TASK TO COMPLETE: Leaving out every picture, retype the lines below from the top through the one that contains "var ch4Pts = [ 0, 1.0, 6.3, 12.7, 25.2, 33.0".
* START SUPPLIED DATA *
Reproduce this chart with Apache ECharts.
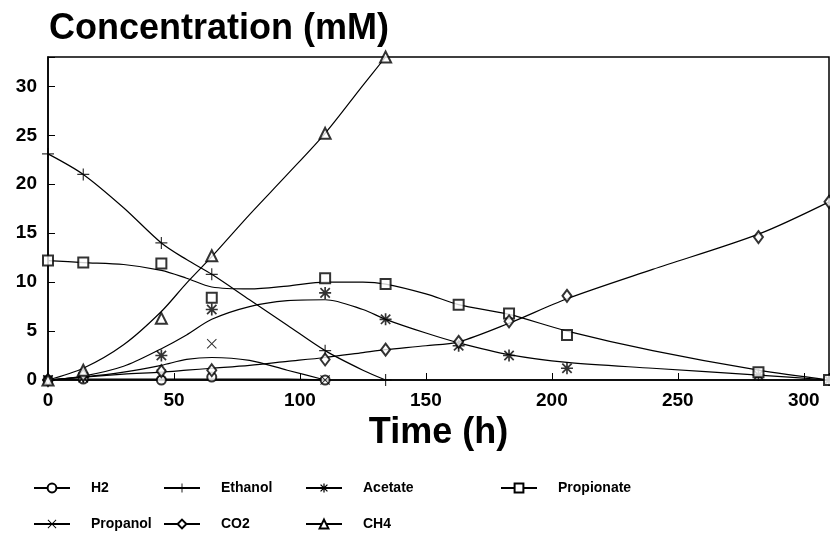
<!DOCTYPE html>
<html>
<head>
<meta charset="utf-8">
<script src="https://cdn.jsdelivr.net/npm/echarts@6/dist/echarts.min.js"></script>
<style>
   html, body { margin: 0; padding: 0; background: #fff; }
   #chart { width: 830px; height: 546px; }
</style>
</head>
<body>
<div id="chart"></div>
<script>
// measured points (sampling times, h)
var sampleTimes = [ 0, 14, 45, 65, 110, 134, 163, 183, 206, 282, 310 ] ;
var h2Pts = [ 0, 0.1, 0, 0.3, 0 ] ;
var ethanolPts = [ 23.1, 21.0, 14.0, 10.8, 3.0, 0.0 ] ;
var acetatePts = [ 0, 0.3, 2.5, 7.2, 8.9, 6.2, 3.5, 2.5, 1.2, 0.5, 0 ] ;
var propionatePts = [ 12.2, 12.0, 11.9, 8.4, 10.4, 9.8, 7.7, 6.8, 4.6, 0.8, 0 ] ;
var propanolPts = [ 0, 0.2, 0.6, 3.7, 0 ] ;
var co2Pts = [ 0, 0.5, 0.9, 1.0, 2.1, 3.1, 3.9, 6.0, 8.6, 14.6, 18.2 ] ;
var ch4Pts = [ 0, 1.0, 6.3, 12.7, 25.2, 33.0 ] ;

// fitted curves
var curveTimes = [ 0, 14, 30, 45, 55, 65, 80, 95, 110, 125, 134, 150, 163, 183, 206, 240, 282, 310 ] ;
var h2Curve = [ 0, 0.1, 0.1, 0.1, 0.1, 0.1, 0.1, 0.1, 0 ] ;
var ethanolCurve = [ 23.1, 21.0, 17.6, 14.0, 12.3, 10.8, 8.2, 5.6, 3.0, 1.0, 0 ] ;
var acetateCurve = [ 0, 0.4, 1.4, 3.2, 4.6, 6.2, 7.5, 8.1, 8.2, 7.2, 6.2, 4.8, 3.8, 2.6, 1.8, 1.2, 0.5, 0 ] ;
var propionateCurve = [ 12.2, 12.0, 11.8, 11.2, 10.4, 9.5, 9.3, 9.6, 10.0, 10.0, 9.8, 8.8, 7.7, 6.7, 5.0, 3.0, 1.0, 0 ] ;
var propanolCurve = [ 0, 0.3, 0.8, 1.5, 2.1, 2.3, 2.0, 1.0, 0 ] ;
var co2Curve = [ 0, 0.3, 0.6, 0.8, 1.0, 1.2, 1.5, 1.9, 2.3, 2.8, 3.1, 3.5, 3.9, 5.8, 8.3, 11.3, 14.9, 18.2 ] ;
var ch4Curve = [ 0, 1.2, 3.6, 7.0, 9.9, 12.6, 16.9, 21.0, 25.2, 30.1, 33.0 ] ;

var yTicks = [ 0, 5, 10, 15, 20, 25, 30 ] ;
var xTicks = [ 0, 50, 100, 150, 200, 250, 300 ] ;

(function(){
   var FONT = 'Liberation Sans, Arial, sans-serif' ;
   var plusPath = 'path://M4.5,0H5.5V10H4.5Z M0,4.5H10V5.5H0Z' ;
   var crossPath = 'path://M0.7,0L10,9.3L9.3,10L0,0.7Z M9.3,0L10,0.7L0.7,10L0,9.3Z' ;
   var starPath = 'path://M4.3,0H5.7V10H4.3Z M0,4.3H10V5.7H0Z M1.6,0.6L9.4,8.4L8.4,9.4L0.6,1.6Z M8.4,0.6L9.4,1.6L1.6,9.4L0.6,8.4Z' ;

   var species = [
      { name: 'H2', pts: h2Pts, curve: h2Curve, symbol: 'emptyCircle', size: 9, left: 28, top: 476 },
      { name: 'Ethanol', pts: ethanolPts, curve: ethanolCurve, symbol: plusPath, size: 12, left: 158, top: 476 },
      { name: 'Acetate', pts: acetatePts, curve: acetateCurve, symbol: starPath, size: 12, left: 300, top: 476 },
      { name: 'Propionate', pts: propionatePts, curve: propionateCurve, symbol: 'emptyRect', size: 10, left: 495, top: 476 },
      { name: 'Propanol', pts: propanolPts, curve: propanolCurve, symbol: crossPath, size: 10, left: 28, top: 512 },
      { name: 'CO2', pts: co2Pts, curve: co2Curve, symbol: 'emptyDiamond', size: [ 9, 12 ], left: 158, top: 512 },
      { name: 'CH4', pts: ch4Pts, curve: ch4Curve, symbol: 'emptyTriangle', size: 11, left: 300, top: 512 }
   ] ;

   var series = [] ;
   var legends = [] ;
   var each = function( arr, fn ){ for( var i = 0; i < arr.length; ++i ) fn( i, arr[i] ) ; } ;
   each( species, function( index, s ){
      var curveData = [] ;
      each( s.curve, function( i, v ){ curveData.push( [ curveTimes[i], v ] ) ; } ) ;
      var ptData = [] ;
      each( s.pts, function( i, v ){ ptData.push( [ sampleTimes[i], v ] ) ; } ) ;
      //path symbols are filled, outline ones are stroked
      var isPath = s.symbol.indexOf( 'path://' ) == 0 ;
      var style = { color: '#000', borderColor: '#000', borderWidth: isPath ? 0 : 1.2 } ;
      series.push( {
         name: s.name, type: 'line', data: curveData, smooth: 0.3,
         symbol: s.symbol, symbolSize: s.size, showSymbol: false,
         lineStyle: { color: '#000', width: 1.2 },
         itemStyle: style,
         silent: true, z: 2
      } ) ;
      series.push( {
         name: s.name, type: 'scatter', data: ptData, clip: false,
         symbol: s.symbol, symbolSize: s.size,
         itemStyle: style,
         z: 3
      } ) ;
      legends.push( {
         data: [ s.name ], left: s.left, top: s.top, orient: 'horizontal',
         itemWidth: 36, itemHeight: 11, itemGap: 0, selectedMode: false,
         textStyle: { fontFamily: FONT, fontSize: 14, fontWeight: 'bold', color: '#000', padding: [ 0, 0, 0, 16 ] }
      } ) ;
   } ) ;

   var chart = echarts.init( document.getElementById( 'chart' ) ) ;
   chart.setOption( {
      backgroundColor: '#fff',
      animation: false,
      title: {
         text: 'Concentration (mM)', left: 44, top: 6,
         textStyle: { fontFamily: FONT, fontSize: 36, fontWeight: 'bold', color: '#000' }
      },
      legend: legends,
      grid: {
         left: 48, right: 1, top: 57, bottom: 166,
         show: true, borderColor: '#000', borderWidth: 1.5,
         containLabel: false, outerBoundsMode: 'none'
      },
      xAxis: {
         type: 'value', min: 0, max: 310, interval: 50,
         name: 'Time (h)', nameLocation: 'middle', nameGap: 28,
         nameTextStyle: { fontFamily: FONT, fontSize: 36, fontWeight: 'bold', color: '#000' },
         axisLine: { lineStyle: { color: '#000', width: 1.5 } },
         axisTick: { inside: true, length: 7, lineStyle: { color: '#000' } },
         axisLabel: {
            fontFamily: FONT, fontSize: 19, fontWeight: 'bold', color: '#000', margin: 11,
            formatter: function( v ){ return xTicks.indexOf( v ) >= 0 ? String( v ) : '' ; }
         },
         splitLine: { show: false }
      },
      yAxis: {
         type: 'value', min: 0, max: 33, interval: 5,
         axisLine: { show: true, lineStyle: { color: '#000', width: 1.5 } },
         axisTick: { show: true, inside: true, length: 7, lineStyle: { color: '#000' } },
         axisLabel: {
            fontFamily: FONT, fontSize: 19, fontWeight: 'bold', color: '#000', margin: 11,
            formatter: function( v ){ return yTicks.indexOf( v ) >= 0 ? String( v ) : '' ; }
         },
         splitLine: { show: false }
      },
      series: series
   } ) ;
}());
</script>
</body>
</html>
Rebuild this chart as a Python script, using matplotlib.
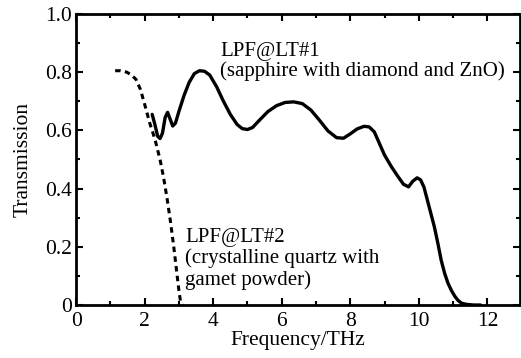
* END SUPPLIED DATA *
RIGHT ANSWER:
Reproduce this chart with Apache ECharts.
<!DOCTYPE html>
<html>
<head>
<meta charset="utf-8">
<script src="https://cdn.jsdelivr.net/npm/echarts@6/dist/echarts.min.js"></script>
<style>
   html, body { margin: 0; padding: 0; background: #fff; }
   #chart { width: 830px; height: 546px; }
</style>
</head>
<body>
<div id="chart"></div>
<script>
// measured points (sampling times, h)
var sampleTimes = [ 0, 14, 45, 65, 110, 134, 163, 183, 206, 282, 310 ] ;
var h2Pts = [ 0, 0.1, 0, 0.3, 0 ] ;
var ethanolPts = [ 23.1, 21.0, 14.0, 10.8, 3.0, 0.0 ] ;
var acetatePts = [ 0, 0.3, 2.5, 7.2, 8.9, 6.2, 3.5, 2.5, 1.2, 0.5, 0 ] ;
var propionatePts = [ 12.2, 12.0, 11.9, 8.4, 10.4, 9.8, 7.7, 6.8, 4.6, 0.8, 0 ] ;
var propanolPts = [ 0, 0.2, 0.6, 3.7, 0 ] ;
var co2Pts = [ 0, 0.5, 0.9, 1.0, 2.1, 3.1, 3.9, 6.0, 8.6, 14.6, 18.2 ] ;
var ch4Pts = [ 0, 1.0, 6.3, 12.7, 25.2, 33.0 ] ;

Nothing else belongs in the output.